Days later, Library officials discovered that one of the documents, the Tonalamatl Aubin, was missing.

 

Jose Luis Castañeda del Valle, of Cancun, Mexico, had presented credentials to the national library and asked for permission to examine the codices as part of his research. Once alone, he hid the Tonalamatl Aubin on his person, returned the box it came in and headed straight to the airport.

 

Like all great heist stories, there are different versions of how he managed to get the Aubin out of the national library. According to the website Mexicolore:

 

He had been aided by the fact that the codex was stored – as many such precious manuscripts are around the world – in its own bespoke box, which he calmly handed in (empty) along with other materials at the end of his visit, having concealed the original under his jacket (or was it a sarape, as some claimed at the time?!). Franch suggests that he cunningly swapped the original for a fine facsimile – the edition by Carmen Aguilera, which conveniently had just been published the previous year. We'll probably never know – for the record, the BNF lists the Aguilera facsimile edition in its manuscript holdings! 

 

Library officials immediately called in the local police, but Castañeda, had already slipped out of Paris.

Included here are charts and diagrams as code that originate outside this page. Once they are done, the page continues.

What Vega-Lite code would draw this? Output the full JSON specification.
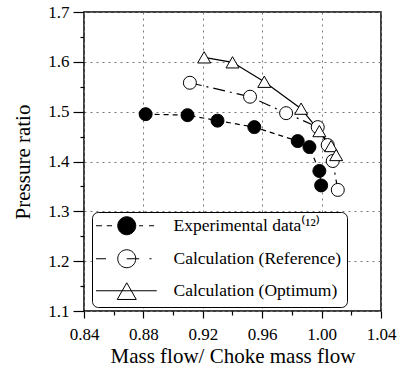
{
  "$schema": "https://vega.github.io/schema/vega-lite/v6.json",
  "autosize": "none",
  "width": 297,
  "height": 299,
  "padding": {"left": 84, "top": 12, "right": 21, "bottom": 59},
  "background": "white",
  "config": {
    "font": "Liberation Serif",
    "view": {"stroke": "black", "strokeWidth": 1.5}
  },
  "data": {
    "values": [
      {"series": "Experimental data", "x": 0.8815, "y": 1.495},
      {"series": "Experimental data", "x": 0.9097, "y": 1.493},
      {"series": "Experimental data", "x": 0.9299, "y": 1.482},
      {"series": "Experimental data", "x": 0.9547, "y": 1.469},
      {"series": "Experimental data", "x": 0.9839, "y": 1.441},
      {"series": "Experimental data", "x": 0.9918, "y": 1.429},
      {"series": "Experimental data", "x": 0.9985, "y": 1.381},
      {"series": "Experimental data", "x": 0.9997, "y": 1.352},
      {"series": "Calculation (Reference)", "x": 0.9113, "y": 1.558},
      {"series": "Calculation (Reference)", "x": 0.9518, "y": 1.530},
      {"series": "Calculation (Reference)", "x": 0.9761, "y": 1.497},
      {"series": "Calculation (Reference)", "x": 0.9974, "y": 1.469},
      {"series": "Calculation (Reference)", "x": 1.0041, "y": 1.433},
      {"series": "Calculation (Reference)", "x": 1.0075, "y": 1.401},
      {"series": "Calculation (Reference)", "x": 1.0109, "y": 1.343},
      {"series": "Calculation (Optimum)", "x": 0.9209, "y": 1.609},
      {"series": "Calculation (Optimum)", "x": 0.9400, "y": 1.599},
      {"series": "Calculation (Optimum)", "x": 0.9614, "y": 1.560},
      {"series": "Calculation (Optimum)", "x": 0.9862, "y": 1.506},
      {"series": "Calculation (Optimum)", "x": 0.9985, "y": 1.461},
      {"series": "Calculation (Optimum)", "x": 1.0064, "y": 1.431},
      {"series": "Calculation (Optimum)", "x": 1.0098, "y": 1.413}
    ]
  },
  "encoding": {
    "x": {
      "field": "x", "type": "quantitative",
      "scale": {"domain": [0.84, 1.04], "nice": false, "zero": false},
      "axis": {
        "title": "Mass flow/ Choke mass flow",
        "values": [0.84, 0.86, 0.88, 0.90, 0.92, 0.94, 0.96, 0.98, 1.00, 1.02, 1.04],
        "labelExpr": "abs(datum.value*25 - round(datum.value*25)) < 0.01 ? format(datum.value, '.2f') : ''",
        "tickSize": {"condition": {"test": "abs(datum.value*25 - round(datum.value*25)) < 0.01", "value": 7}, "value": 4},
        "gridOpacity": {"condition": {"test": "abs(datum.value*25 - round(datum.value*25)) < 0.01", "value": 1}, "value": 0},
        "grid": true, "gridDash": [2, 4], "gridColor": "#777", "gridWidth": 1,
        "domain": false, "tickColor": "black", "tickWidth": 1.2,
        "labelFontSize": 17, "labelColor": "black", "labelPadding": 8, "labelFlush": false,
        "titleFontSize": 21, "titleFontWeight": "normal", "titleColor": "black", "titlePadding": 3
      }
    },
    "y": {
      "field": "y", "type": "quantitative",
      "scale": {"domain": [1.1, 1.7], "nice": false, "zero": false},
      "axis": {
        "title": "Pressure ratio",
        "values": [1.1, 1.15, 1.2, 1.25, 1.3, 1.35, 1.4, 1.45, 1.5, 1.55, 1.6, 1.65, 1.7],
        "labelExpr": "abs(datum.value*10 - round(datum.value*10)) < 0.01 ? format(datum.value, '.1f') : ''",
        "tickSize": {"condition": {"test": "abs(datum.value*10 - round(datum.value*10)) < 0.01", "value": 11}, "value": 4},
        "gridOpacity": {"condition": {"test": "abs(datum.value*10 - round(datum.value*10)) < 0.01", "value": 1}, "value": 0},
        "grid": true, "gridDash": [2, 4], "gridColor": "#777", "gridWidth": 1,
        "domain": false, "tickColor": "black", "tickWidth": 1.2,
        "labelFontSize": 17, "labelColor": "black", "labelPadding": 4,
        "titleFontSize": 21, "titleFontWeight": "normal", "titleColor": "black", "titlePadding": 14
      }
    }
  },
  "layer": [
    {
      "transform": [{"filter": "datum.series === 'Experimental data'"}],
      "mark": {"type": "line", "color": "black", "strokeWidth": 1.2, "strokeDash": [5, 4]},
      "encoding": {}
    },
    {
      "transform": [{"filter": "datum.series === 'Calculation (Reference)'"}],
      "mark": {"type": "line", "color": "black", "strokeWidth": 1.2, "strokeDash": [12, 5, 2, 5]},
      "encoding": {}
    },
    {
      "transform": [{"filter": "datum.series === 'Calculation (Optimum)'"}],
      "mark": {"type": "line", "color": "black", "strokeWidth": 1.2},
      "encoding": {}
    },
    {
      "mark": {"type": "point", "filled": true, "stroke": "black", "strokeWidth": 1, "size": 169, "opacity": 1},
      "encoding": {
        "shape": {
          "field": "series", "type": "nominal",
          "scale": {"domain": ["Calculation (Optimum)", "Calculation (Reference)", "Experimental data"],
                    "range": ["triangle-up", "circle", "circle"]},
          "legend": null
        },
        "fill": {
          "field": "series", "type": "nominal",
          "scale": {"domain": ["Experimental data", "Calculation (Reference)", "Calculation (Optimum)"],
                    "range": ["black", "white", "white"]},
          "legend": {
            "title": null, "orient": "none", "legendX": 8, "legendY": 200,
            "strokeColor": "black", "cornerRadius": 6, "fillColor": "white", "padding": 5,
            "symbolSize": 256, "symbolOffset": 21, "symbolStrokeWidth": 1, "symbolStrokeColor": "black",
            "symbolType": {"expr": "datum.value === 'Experimental data' ? 'M-3.84,0L-3.09,0M-2.5,0L-1.84,0M1.125,0C1.125,0.621,0.621,1.125,0,1.125C-0.621,1.125,-1.125,0.621,-1.125,0C-1.125,-0.621,-0.621,-1.125,0,-1.125C0.621,-1.125,1.125,-0.621,1.125,0ZM1.54,0L2.04,0M2.79,0L3.41,0' : (datum.value === 'Calculation (Reference)' ? 'M-3.84,0L-2.59,0M1.125,0C1.125,0.621,0.621,1.125,0,1.125C-0.621,1.125,-1.125,0.621,-1.125,0C-1.125,-0.621,-0.621,-1.125,0,-1.125C0.621,-1.125,1.125,-0.621,1.125,0ZM0,0L1.56,0M2.84,0L3.09,0' : 'M-3.84,0L3.75,0M0,-1.0L1.19,1.09L-1.19,1.09Z')"},
            "labelOffset": 38, "rowPadding": 10, "labelFontSize": 17.5, "labelColor": "black", "labelLimit": 400,
            "labelExpr": "datum.value === 'Experimental data' ? 'Experimental data⁽¹²⁾' : datum.label",
            "encode": {
              "symbols": {
                "stroke": {"value": "black"},
                "strokeWidth": {"value": 1}
              }
            }
          }
        }
      }
    }
  ]
}
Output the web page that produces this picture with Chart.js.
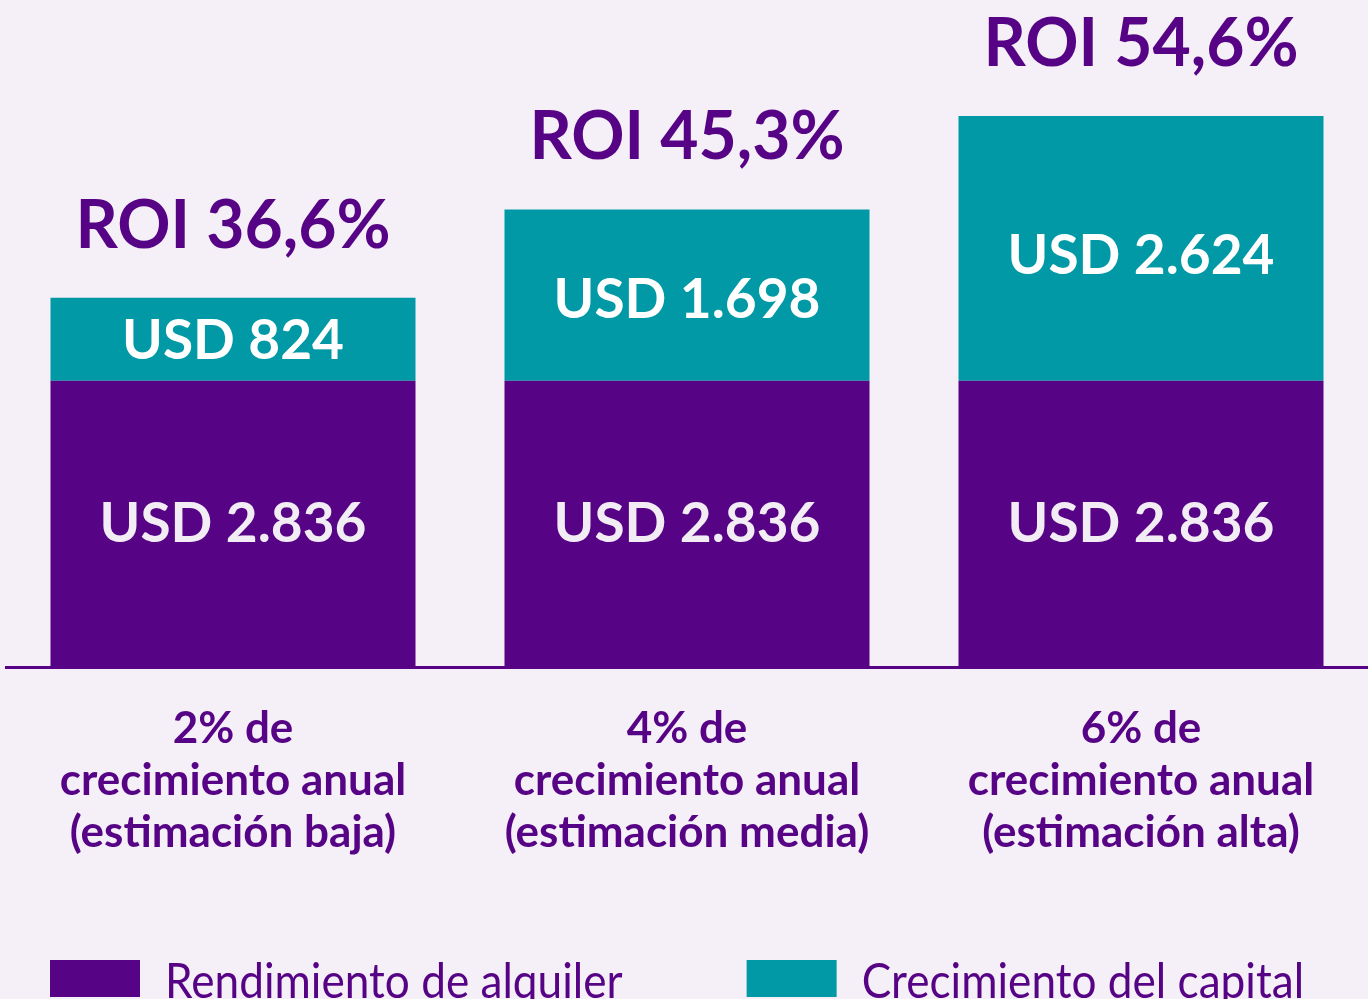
<!DOCTYPE html>
<html>
<head>
<meta charset="utf-8">
<script src="https://cdn.jsdelivr.net/npm/chart.js@4"></script>
<style>
  html, body { margin: 0; padding: 0; background: #f5f0f7; overflow: hidden; }
  #wrap { width: 1368px; height: 999px; }
</style>
</head>
<body>
<div id="wrap"><canvas id="myChart" width="1368" height="999"></canvas></div>
<script>
// data
const categories = [
    ['2% de', 'crecimiento anual', '(estimación baja)'],
    ['4% de', 'crecimiento anual', '(estimación media)'],
    ['6% de', 'crecimiento anual', '(estimación alta)']
];
const rentalYield = [2836, 2836, 2836];
const capitalGrowth = [824, 1698, 2624];
const roiLabels = ['ROI 36,6%', 'ROI 45,3%', 'ROI 54,6%'];
const seriesNames = ['Rendimiento de alquiler', 'Crecimiento del capital'];

const purple = '#560485';
const teal = '#0099a5';
const valueColors = ['#f2edf5', '#ffffff'];

function fmt(n) {
    return String(n).replace(/\B(?=(\d{3})+(?!\d))/g, '.');
}

// labels inside the bars and ROI above them
const barLabels = {
    id: 'barLabels',
    afterDatasetsDraw(chart) {
        const ctx = chart.ctx;
        ctx.save();
        ctx.textAlign = 'center';
        ctx.textBaseline = 'middle';
        ctx.font = 'bold 55px Lato';
        chart.data.datasets.forEach((ds, i) => {
            chart.getDatasetMeta(i).data.forEach((bar, j) => {
                ctx.fillStyle = valueColors[i];
                // taller teal blocks carry their label a bit lower
                const shift = i == 1 ? (bar.base - bar.y) * 0.03 : 0;
                ctx.fillText('USD ' + fmt(ds.data[j]), bar.x, (bar.y + bar.base) / 2 + shift);
            });
        });
        ctx.font = 'bold 66px Lato';
        ctx.textBaseline = 'alphabetic';
        ctx.fillStyle = purple;
        chart.getDatasetMeta(1).data.forEach((bar, j) => {
            ctx.fillText(roiLabels[j], bar.x, bar.y - 50);
        });
        ctx.restore();
    }
};

// legend drawn at the bottom, running off the edge like the original
const bottomLegend = {
    id: 'bottomLegend',
    afterDraw(chart) {
        const ctx = chart.ctx;
        const squeeze = 0.92;
        ctx.save();
        ctx.font = '48px Lato';
        ctx.textBaseline = 'alphabetic';
        let x = 50;
        chart.data.datasets.forEach((ds) => {
            ctx.fillStyle = ds.backgroundColor;
            ctx.fillRect(x, 960, 90, 37);
            const tx = x + 115;
            const w = ctx.measureText(ds.label).width * squeeze;
            ctx.save();
            ctx.translate(tx, 998);
            ctx.scale(squeeze, 1);
            ctx.fillStyle = purple;
            ctx.fillText(ds.label, 0, 0);
            ctx.restore();
            x = tx + w + 124;
        });
        ctx.restore();
    }
};

const ctx = document.getElementById('myChart');
const myChart = new Chart(ctx, {
    type: 'bar',
    data: {
        labels: categories,
        datasets: [
            { label: seriesNames[0], data: rentalYield, backgroundColor: purple },
            { label: seriesNames[1], data: capitalGrowth, backgroundColor: teal }
        ]
    },
    options: {
        responsive: false,
        animation: false,
        devicePixelRatio: 1,
        layout: { padding: { left: 6, right: 0, top: 0, bottom: 0 } },
        datasets: { bar: { barPercentage: 0.804, categoryPercentage: 1.0 } },
        plugins: {
            legend: { display: false },
            tooltip: { enabled: false }
        },
        scales: {
            x: {
                stacked: true,
                grid: { display: false, drawTicks: false },
                border: { display: true, color: purple, width: 3 },
                ticks: {
                    color: purple,
                    padding: 36,
                    maxRotation: 0,
                    autoSkip: false,
                    font: { family: 'Lato', weight: 'bold', size: 44, lineHeight: '52px' }
                },
                afterFit(scale) { scale.height = 332; }
            },
            y: {
                stacked: true,
                display: false,
                min: 0,
                max: 6610
            }
        }
    },
    plugins: [barLabels, bottomLegend]
});
</script>
</body>
</html>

Interpol in France and Mexico soon became involved, and Castañeda was eventually arrested at his home in Cancún on August 16th, 1982. He surrendered the Tonalamatl to the Procuraduría Federal de Justicia and claimed that he had intended all along to hand the codex over to Mexican authorities.

 

The French Embassy demanded the return of the codex, but Castañeda stirred up a wave of Mexican nationalism by asserting that he had rescued a piece of Mexico's cultural heritage that had been stolen from the country more than a century before. Newspapers argued that extradition of such a Mexican patriot was surely out of the question. He told one reporter 'It was stolen from Mexico, and now we have recovered stolen property'. However, the fact that he kept the codex at home for two months and only handed it in when arrested made many suspect that he planned to sell it on the lucrative antiquities market. Ultimately, only Castañeda knew his true intentions regarding the codex. Inevitably, a diplomatic fight broke out between Mexico and France – the former portraying Castañeda as a hero, the latter labelling him a common criminal.

 

The event tested the strongly nationalistic views of both countries regarding questions of cultural heritage and national identity. After French officials had publicly denounced the "financial and intellectual imperialism" of the United States only a few weeks prior to Castañeda's rescue of the Aubin, France struck a decidedly different tone when it came to themselves.

 

 "The return of part of a national patrimony to the country of origin is a different issue," 

 

argued Pierre Henri Guignard, spokesman at the French Embassy.

 

 "That can be discussed and negotiated at Unesco. But here we're dealing with a common crime. Our reaction is the same as Britain with the Falklands: there was a theft and we cannot accept a theft."

 

Another foreign diplomat said that any decision by France to drop the case would set a dangerous precedent.

 

"Can you imagine the Greeks trying to steal the Elgin Marbles from the British Museum, the Italians trying to steal the Mona Lisa from the Louvre and so on?" he asked. "It could be chaos."

 

The French historian Emmanuel Le Roy Ladurie, director of the BNF in the mid-'80s, refused to allow any Mexican to cross the threshold of the library again, and demanded the return of the manuscript on a legal basis: it had been in the BNF since 1898, donated by Eugène Goupil's widow in accordance with her husband's will.

 

Eventually, the two countries would come to an agreement that allowed France to save some face. The Tonalamatl Aubin was symbolically "handed over" to Roberto Garcia Moll, the director of INAH (Mexico’s National Institute of Anthropology and History) by Pierre Charasse, a high-ranking French diplomat. French officials agreed that while the document legally "belongs" to France, it would remain on permanent loan to Mexico.

 

And to this day, the Tonalamatl Aubin rests in Mexican hands. Returned home by a daring young reporter named Jose Luis Castañeda del Valle.